A tree-based varying coefficient model
Henning Zakrisson, Mathias Lindholm
TL;DR
The paper tackles interpretability in flexible mean modeling by introducing a tree-based varying-coefficient model (TVCM) that learns coefficient functions $β_j(z)$ with a Cyclic Gradient Boosting Machine (CGBM). This framework enables dimension-wise early stopping and per-coefficient feature importance, yielding easy interpretability and automatic feature selection while maintaining predictive performance comparable to neural-network VCMs like LocalGLMnet. Empirical results on both simulated data and a large real insurance dataset (FreMTPLfreq2) show that TVCM outperforms or matches GLM and GBM baselines and provides meaningful insights into interactions via coefficient-function FI. The approach offers a scalable, interpretable alternative to black-box VCMs with practical utility in actuarial and related domains, and code is available for implementation and extension.
Abstract
The paper introduces a tree-based varying coefficient model (VCM) where the varying coefficients are modelled using the cyclic gradient boosting machine (CGBM) from Delong et al. (2023). Modelling the coefficient functions using a CGBM allows for dimension-wise early stopping and feature importance scores.

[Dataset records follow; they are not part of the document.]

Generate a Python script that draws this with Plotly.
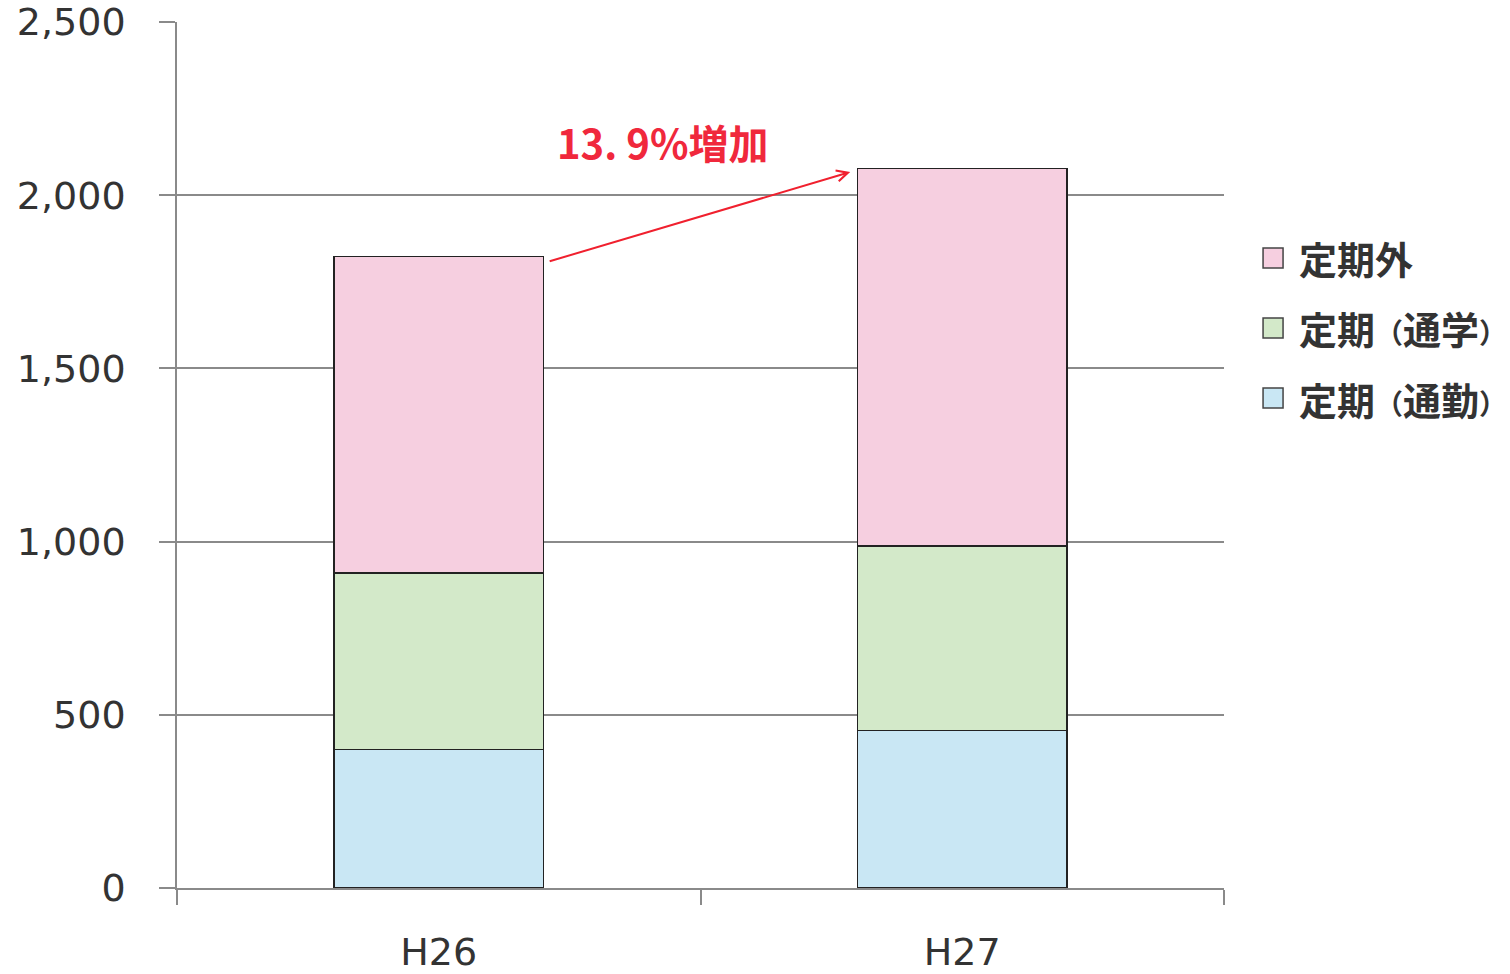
import plotly.graph_objects as go

# Passenger counts by ticket type (stacked), fiscal years H26 and H27
years = ["H26", "H27"]
commute = [400, 455]        # 定期（通勤）
school = [510, 532]         # 定期（通学）
non_pass = [913, 1090]      # 定期外

series_names = ["定期（通勤）", "定期（通学）", "定期外"]
series_values = [commute, school, non_pass]
series_colors = ["#c9e7f4", "#d3e9c9", "#f6cfe0"]

y_ticks = [0, 500, 1000, 1500, 2000, 2500]
growth_label = "13. 9%増加"

FONT = "DejaVu Sans, Verdana, sans-serif"
CJK = "Noto Sans CJK JP, sans-serif"

fig = go.Figure()
for name, vals, col in zip(series_names, series_values, series_colors):
    fig.add_trace(go.Bar(
        x=years, y=vals, name=name,
        marker=dict(color=col, line=dict(color="#222222", width=1.5)),
        showlegend=False,
    ))

totals = [sum(v) for v in zip(*series_values)]

# growth arrow from top of first bar to top of second bar
fig.add_annotation(
    x=0.786, y=totals[1] - 10, ax=0.209, ay=totals[0] - 15,
    xref="x", yref="y", axref="x", ayref="y",
    showarrow=True, arrowhead=5, arrowsize=1.1, arrowwidth=2,
    arrowcolor="#f0202e", text="",
)
fig.add_annotation(
    x=0.4265, y=totals[0] + 330, xref="x", yref="y",
    text="<b>%s</b>" % growth_label, showarrow=False,
    font=dict(family=CJK, size=40, color="#f0283c"),
)


def legend_text(name):
    # narrower full-width parentheses keep the label inside the page
    small = "<span style='font-size:28px'>%s</span>"
    return "<b>" + name.replace("（", small % "（").replace("）", small % "）") + "</b>"


# legend drawn as boxes + labels, topmost series first
legend_rows = [0.7275, 0.6467, 0.5658]
for name, col, yy in zip(series_names[::-1], series_colors[::-1], legend_rows):
    fig.add_shape(
        type="rect", xref="paper", yref="paper",
        x0=1.0373, x1=1.0564, y0=yy - 0.0115, y1=yy + 0.0115,
        fillcolor=col, line=dict(color="#444444", width=1.5),
    )
    fig.add_annotation(
        x=1.0697, y=yy, xref="paper", yref="paper", xanchor="left",
        yanchor="middle", text=legend_text(name), showarrow=False,
        font=dict(family=CJK, size=38, color="#333333"),
    )

fig.update_layout(
    width=1510, height=974,
    margin=dict(l=177, r=286, t=22, b=86),
    barmode="stack", bargap=0.6,
    plot_bgcolor="white", paper_bgcolor="white",
    font=dict(family=FONT, color="#333333"),
)
fig.update_xaxes(
    automargin=False,
    showline=True, linecolor="#8a8a8a", linewidth=1.5,
    ticks="outside", tickson="boundaries", ticklen=15, tickcolor="#8a8a8a",
    tickwidth=1.5, tickfont=dict(size=38, color="#333333"),
    ticklabelstandoff=30, showgrid=False,
)
fig.update_yaxes(
    automargin=False,
    range=[0, 2500], tickvals=y_ticks,
    ticktext=[f"{v:,}" for v in y_ticks],
    showline=True, linecolor="#8a8a8a", linewidth=1.5,
    showgrid=True, gridcolor="#8a8a8a", gridwidth=1.5,
    ticks="outside", ticklen=16, tickcolor="#8a8a8a", tickwidth=1.5,
    tickfont=dict(size=38, color="#333333"), ticklabelstandoff=26,
    zeroline=False,
)

fig.write_html("out.html")
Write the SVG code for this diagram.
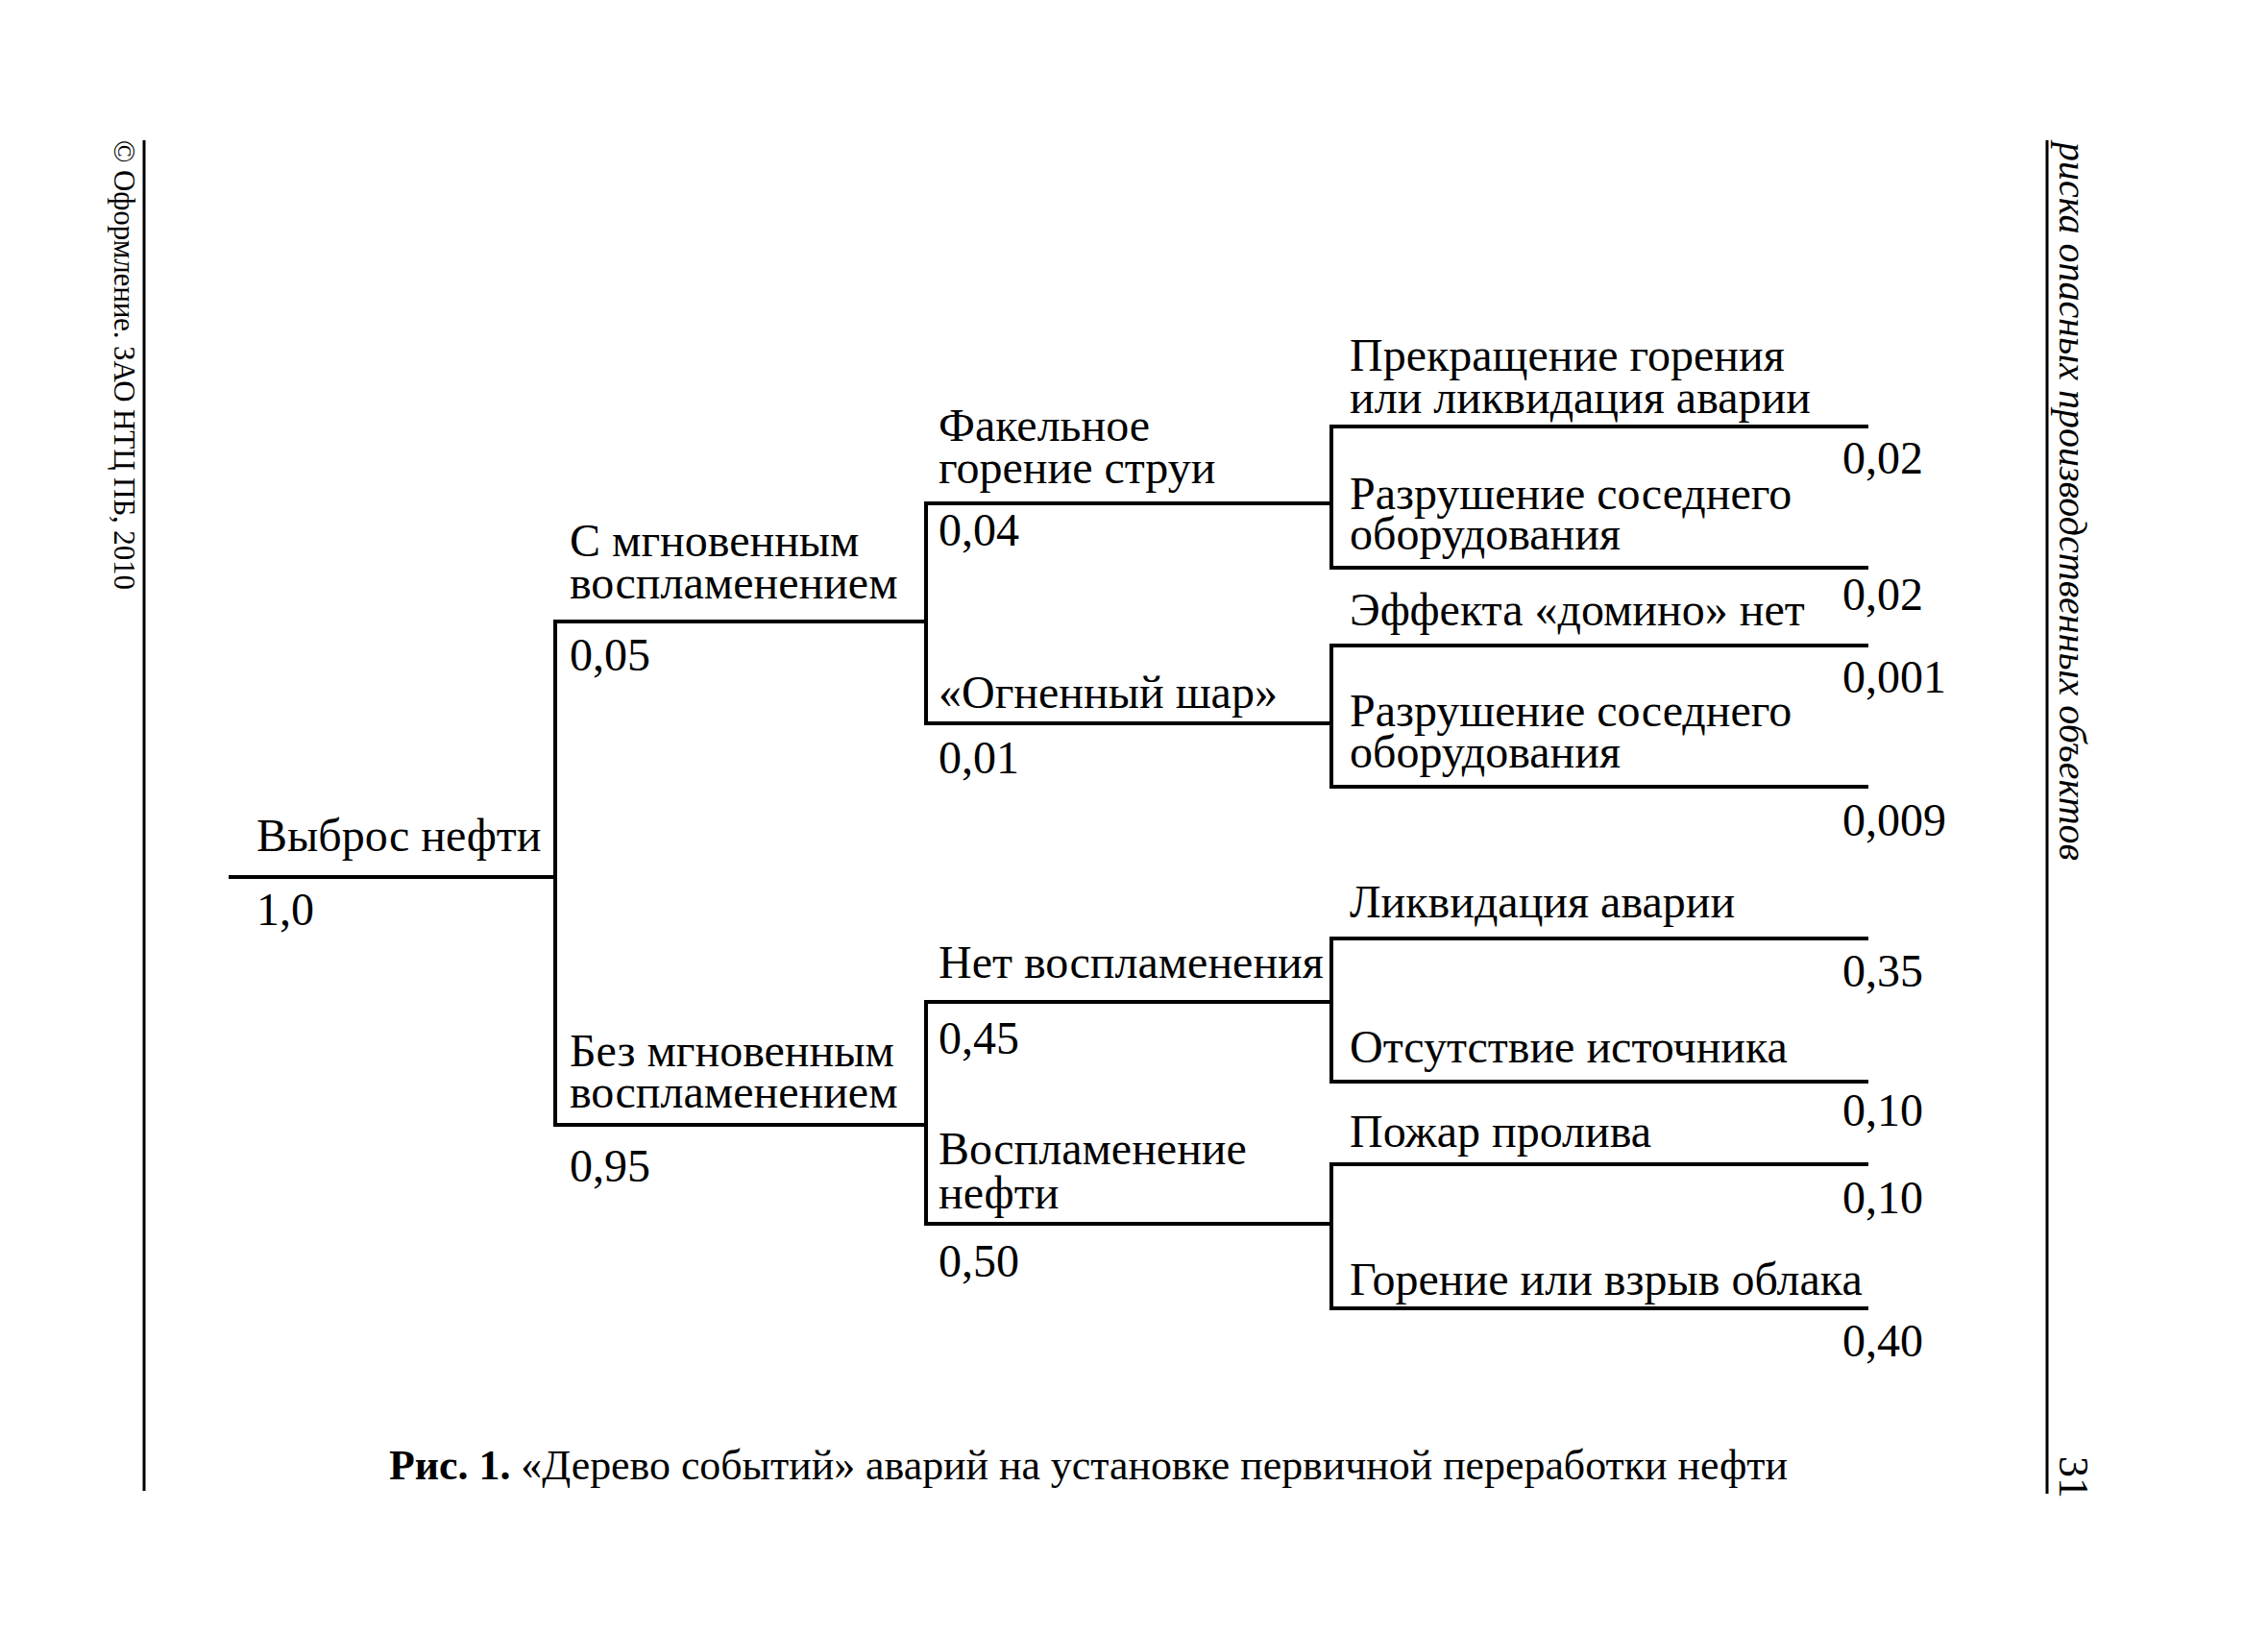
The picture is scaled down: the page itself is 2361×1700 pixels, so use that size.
<svg xmlns="http://www.w3.org/2000/svg" width="2361" height="1700" viewBox="0 0 2361 1700">
<style>
.t{font-family:"Liberation Serif","Times New Roman",serif;font-size:48px;fill:#000}
.l{fill:none;stroke:#000;stroke-width:4;stroke-linecap:square}
.m{fill:none;stroke:#000;stroke-width:3}
.cap{font-family:"Liberation Serif","Times New Roman",serif;font-size:44px;fill:#000}
</style>
<rect width="2361" height="1700" fill="#fff"/>
<g id="page-frame">
<line class="m" x1="150" y1="146" x2="150" y2="1552"/>
<line class="m" x1="2131" y1="146" x2="2131" y2="1555"/>
<text transform="translate(119,146) rotate(90)" font-family="Liberation Serif,serif" font-size="31" textLength="468" lengthAdjust="spacing">© Оформление. ЗАО НТЦ ПБ, 2010</text>
<text transform="translate(2144,148) rotate(90)" font-family="Liberation Serif,serif" font-style="italic" font-size="40">риска опасных производственных объектов</text>
<text transform="translate(2144,1516) rotate(90)" font-family="Liberation Serif,serif" font-size="44">31</text>
</g>
<g id="connectors">
<path class="l" d="M240 913H578"/>
<path class="l" d="M964 647H578V1171H964"/>
<path class="l" d="M1386 524H964V753H1386"/>
<path class="l" d="M1386 1043H964V1274H1386"/>
<path class="l" d="M1943 444H1386V591H1943"/>
<path class="l" d="M1943 672H1386V819H1943"/>
<path class="l" d="M1943 977H1386V1126H1943"/>
<path class="l" d="M1943 1212H1386V1362H1943"/>
</g>
<g id="n-root"><text class="t" x="267" y="886">Выброс нефти</text><text class="t" x="267" y="963">1,0</text></g>
<g id="n-immediate"><text class="t" x="593" y="579">С мгновенным<tspan x="593" dy="44">воспламенением</tspan></text><text class="t" x="593" y="698">0,05</text></g>
<g id="n-nonimmediate"><text class="t" x="593" y="1110">Без мгновенным<tspan x="593" dy="43">воспламенением</tspan></text><text class="t" x="593" y="1230">0,95</text></g>
<g id="n-jet"><text class="t" x="977" y="459">Факельное<tspan x="977" dy="44">горение струи</tspan></text><text class="t" x="977" y="568">0,04</text></g>
<g id="n-fireball"><text class="t" x="977" y="737">«Огненный шар»</text><text class="t" x="977" y="805">0,01</text></g>
<g id="n-noignition"><text class="t" x="977" y="1018">Нет воспламенения</text><text class="t" x="977" y="1097">0,45</text></g>
<g id="n-ignition"><text class="t" x="977" y="1212">Воспламенение<tspan x="977" dy="46">нефти</tspan></text><text class="t" x="977" y="1329">0,50</text></g>
<g id="o1"><text class="t" x="1405" y="386">Прекращение горения<tspan x="1405" dy="44">или ликвидация аварии</tspan></text><text class="t" x="1918" y="493">0,02</text></g>
<g id="o2"><text class="t" x="1405" y="530">Разрушение соседнего<tspan x="1405" dy="42">оборудования</tspan></text><text class="t" x="1918" y="635">0,02</text></g>
<g id="o3"><text class="t" x="1405" y="651">Эффекта «домино» нет</text><text class="t" x="1918" y="721">0,001</text></g>
<g id="o4"><text class="t" x="1405" y="756">Разрушение соседнего<tspan x="1405" dy="43">оборудования</tspan></text><text class="t" x="1918" y="870">0,009</text></g>
<g id="o5"><text class="t" x="1405" y="955">Ликвидация аварии</text><text class="t" x="1918" y="1027">0,35</text></g>
<g id="o6"><text class="t" x="1405" y="1106">Отсутствие источника</text><text class="t" x="1918" y="1172">0,10</text></g>
<g id="o7"><text class="t" x="1405" y="1194">Пожар пролива</text><text class="t" x="1918" y="1263">0,10</text></g>
<g id="o8"><text class="t" x="1405" y="1348">Горение или взрыв облака</text><text class="t" x="1918" y="1412">0,40</text></g>
<g id="caption"><text class="cap" x="405" y="1540" textLength="1456" lengthAdjust="spacingAndGlyphs"><tspan font-weight="bold">Рис. 1.</tspan> «Дерево событий» аварий на установке первичной переработки нефти</text></g>
</svg>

The dimension-wise early stopping not only reduces the risk of dimension-specific overfitting, but also reveals differences in model complexity across dimensions. The use of feature importance scores allows for simple feature selection and easy model interpretation. The model is evaluated on the same simulated and real data examples as those used in Richman and Wüthrich (2023), and the results show that it produces results in terms of out of sample loss that are comparable to those of their neural network-based VCM called LocalGLMnet.